We can’t tell stories demeaning others or promoting racism, or stories celebrating infidelity or sexual abuse. We also can’t tell stories promoting a view of marriage that contradicts our religious beliefs, such as stories celebrating same-sex marriage.

I submit to you, my friends, that the story of the Greenville Six reads right on the complaint of the author of the op-ed, Carl Larsen. If you have even a nodding acquaintance with the history of the justification for slavery and apartheid, you know that religion, specifically the Christian religion, played a big part.

The link is to a story I wrote in 2011 for my old blog, titled All Things Bright and Beautiful. Please read it. I was moved to write it by the testimony of then Representative Steve Simon who was testifying about the proposed gay marriage ban amendment, but there is a discussion of the role of religion in slavery and apartheid, too. The video of his testimony is at the beginning of the story; his remarks are admirable.

His very best line is, “How many gays must God create before we accept that He wants them around?”

Somehow, I doubt that Carl has given that much thought to that, nor have his lawyers from the Alliance Defending Freedom – Doug Wardlow’s old outfit, of course. Wardlow, in his one and only term as a member of the House in 2011 was naturally hot for the amendment. The voters weren’t in 2012, though. And they weren’t so hot for Doug, either.

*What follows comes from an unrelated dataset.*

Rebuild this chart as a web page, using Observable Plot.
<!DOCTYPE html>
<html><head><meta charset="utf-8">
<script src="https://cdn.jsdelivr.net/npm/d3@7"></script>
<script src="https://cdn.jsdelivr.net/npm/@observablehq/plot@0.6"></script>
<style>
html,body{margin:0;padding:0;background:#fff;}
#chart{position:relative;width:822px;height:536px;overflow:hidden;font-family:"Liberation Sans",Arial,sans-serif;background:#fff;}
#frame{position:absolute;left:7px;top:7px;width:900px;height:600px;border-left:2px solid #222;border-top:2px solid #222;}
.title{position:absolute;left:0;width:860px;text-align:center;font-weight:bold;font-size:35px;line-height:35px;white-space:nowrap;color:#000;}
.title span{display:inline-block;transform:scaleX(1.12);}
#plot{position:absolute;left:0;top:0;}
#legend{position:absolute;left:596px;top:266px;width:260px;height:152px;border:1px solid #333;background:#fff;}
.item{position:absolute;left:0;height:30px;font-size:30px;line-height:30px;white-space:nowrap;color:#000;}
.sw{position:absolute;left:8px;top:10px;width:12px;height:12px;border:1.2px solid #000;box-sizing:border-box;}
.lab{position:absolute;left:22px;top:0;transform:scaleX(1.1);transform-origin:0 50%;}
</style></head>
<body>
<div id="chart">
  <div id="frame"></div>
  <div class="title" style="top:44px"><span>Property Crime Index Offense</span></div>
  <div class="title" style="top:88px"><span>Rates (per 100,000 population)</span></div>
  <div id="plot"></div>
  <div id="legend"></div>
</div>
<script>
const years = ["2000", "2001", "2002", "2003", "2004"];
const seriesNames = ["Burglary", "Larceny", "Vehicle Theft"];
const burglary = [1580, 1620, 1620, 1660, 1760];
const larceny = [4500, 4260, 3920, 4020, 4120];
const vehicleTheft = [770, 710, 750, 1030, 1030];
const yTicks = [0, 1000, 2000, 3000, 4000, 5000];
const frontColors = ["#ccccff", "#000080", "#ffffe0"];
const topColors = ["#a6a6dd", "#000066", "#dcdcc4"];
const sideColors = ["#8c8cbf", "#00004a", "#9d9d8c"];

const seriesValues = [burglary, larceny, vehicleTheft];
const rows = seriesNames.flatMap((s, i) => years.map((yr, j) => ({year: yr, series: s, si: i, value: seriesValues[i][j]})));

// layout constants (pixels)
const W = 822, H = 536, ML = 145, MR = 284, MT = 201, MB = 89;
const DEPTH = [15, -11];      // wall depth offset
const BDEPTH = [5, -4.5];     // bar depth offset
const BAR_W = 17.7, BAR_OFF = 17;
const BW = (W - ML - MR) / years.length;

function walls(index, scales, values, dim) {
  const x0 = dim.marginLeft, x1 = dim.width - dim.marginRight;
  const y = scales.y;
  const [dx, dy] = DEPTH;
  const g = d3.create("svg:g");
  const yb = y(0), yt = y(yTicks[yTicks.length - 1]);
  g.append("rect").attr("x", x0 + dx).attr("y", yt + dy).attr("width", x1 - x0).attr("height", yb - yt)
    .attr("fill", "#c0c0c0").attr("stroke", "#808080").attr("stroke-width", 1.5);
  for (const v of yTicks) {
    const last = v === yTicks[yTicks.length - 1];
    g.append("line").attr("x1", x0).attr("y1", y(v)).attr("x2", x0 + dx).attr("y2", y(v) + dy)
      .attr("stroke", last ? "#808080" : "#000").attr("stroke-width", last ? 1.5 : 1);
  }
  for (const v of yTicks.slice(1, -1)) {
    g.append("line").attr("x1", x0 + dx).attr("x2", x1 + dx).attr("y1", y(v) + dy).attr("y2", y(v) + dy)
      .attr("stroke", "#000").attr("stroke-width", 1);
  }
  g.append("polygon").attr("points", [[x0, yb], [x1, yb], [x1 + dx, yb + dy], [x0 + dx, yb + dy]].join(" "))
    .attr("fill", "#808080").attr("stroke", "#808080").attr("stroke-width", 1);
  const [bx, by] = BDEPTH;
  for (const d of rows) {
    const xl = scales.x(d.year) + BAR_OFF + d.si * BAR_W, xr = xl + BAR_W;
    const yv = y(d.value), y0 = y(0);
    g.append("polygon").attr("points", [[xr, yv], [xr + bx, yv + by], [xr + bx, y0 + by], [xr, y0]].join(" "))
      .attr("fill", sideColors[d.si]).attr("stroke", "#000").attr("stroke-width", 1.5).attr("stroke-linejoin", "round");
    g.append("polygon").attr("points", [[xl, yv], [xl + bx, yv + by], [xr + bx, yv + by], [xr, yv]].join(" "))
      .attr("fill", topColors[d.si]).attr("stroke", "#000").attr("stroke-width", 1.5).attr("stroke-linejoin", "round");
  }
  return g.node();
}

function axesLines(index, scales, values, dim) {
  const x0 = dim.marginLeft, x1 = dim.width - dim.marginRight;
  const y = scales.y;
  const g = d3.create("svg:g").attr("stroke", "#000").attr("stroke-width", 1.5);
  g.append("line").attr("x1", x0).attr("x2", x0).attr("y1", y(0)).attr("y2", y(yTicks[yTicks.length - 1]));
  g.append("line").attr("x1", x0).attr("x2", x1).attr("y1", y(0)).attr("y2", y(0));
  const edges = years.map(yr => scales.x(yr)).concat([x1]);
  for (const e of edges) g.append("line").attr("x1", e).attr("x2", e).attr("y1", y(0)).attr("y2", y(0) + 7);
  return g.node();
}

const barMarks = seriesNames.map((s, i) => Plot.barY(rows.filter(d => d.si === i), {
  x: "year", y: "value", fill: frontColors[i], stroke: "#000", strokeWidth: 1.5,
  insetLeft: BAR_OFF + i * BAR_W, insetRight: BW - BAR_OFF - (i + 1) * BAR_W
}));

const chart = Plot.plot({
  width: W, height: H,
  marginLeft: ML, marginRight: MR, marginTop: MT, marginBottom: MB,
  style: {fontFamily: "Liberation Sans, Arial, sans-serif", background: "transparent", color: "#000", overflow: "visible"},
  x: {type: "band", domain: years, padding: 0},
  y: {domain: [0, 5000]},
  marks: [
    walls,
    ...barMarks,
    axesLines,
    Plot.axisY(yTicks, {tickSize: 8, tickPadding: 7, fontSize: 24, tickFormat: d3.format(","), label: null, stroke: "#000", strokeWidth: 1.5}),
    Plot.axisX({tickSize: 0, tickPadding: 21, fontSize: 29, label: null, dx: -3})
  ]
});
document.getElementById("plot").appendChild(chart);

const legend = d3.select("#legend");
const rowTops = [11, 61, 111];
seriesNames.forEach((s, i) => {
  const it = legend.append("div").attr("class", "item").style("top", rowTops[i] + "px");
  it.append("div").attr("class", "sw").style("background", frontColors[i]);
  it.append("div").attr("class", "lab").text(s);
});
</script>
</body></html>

Carl and Doug don’t have a corner on religious or Christian thought on the subject of GLBTQ rights and their place in our society. Carl says he has a “deeply held religious belief.” Well, I have one, too. It’s that Carl is full of doo-doo and he is just a simple bigot, cloaking his bigotry in religious frippery, and it offends me that he uses my religion to do it. I believe that; I really do. Deeply. I also believe that Carl, the Alliance Defending Freedom, and Doug Wardlow are trying to use religion and the First Amendment as both a shield and sword for their bigotry. It would hardly be the first time.

It is truly hard to be a co-religionist with these people. Seriously.

People will perform amazing feats of pseudo-religious legerdemain to justify what is a simple but odious attempt at social control. Here’s Doug Wardlow again, claiming that an “unwritten constitution” of natural law somehow trumps (so to speak) the real one. You can almost hear him invoking the former glorious days of the Fatherland to a group of credulous Tea Partiers with his absurdist arguments cloaked in deceit and intended to divide citizens one from another. As I have observed elsewhere, that’s the standard formula of fascism.

Just follow the link in the tweet below to hear audio of Wardlow’s remarks to a south-suburban Tea Party group. (If you are using the new Firefox browser, the graphics in the tweet may not show if you have the tracking protection turned on, but the link will still take you to the audio.)

Carl and Angel’s case was recently heard by a federal appeals court. It’s ultimately headed for the Supreme Court, though, however that comes out. Given the current makeup of that Court, they have a leg up. The young men in the Greenville case were convicted of trespass. They appealed to the Supreme Court of South Carolina; they lost there, too. But they won in the U.S. Supreme Court.

But that was a different time. When you examine the cases though, you won’t find, really, a nickel’s worth of difference between them.

Oh, and Carl, when somebody calls you a “natural story teller,” accept the compliment with grace. When you call yourself one, it’s just boasting. Vainglory — pride — is one of the seven deadly sins, you know.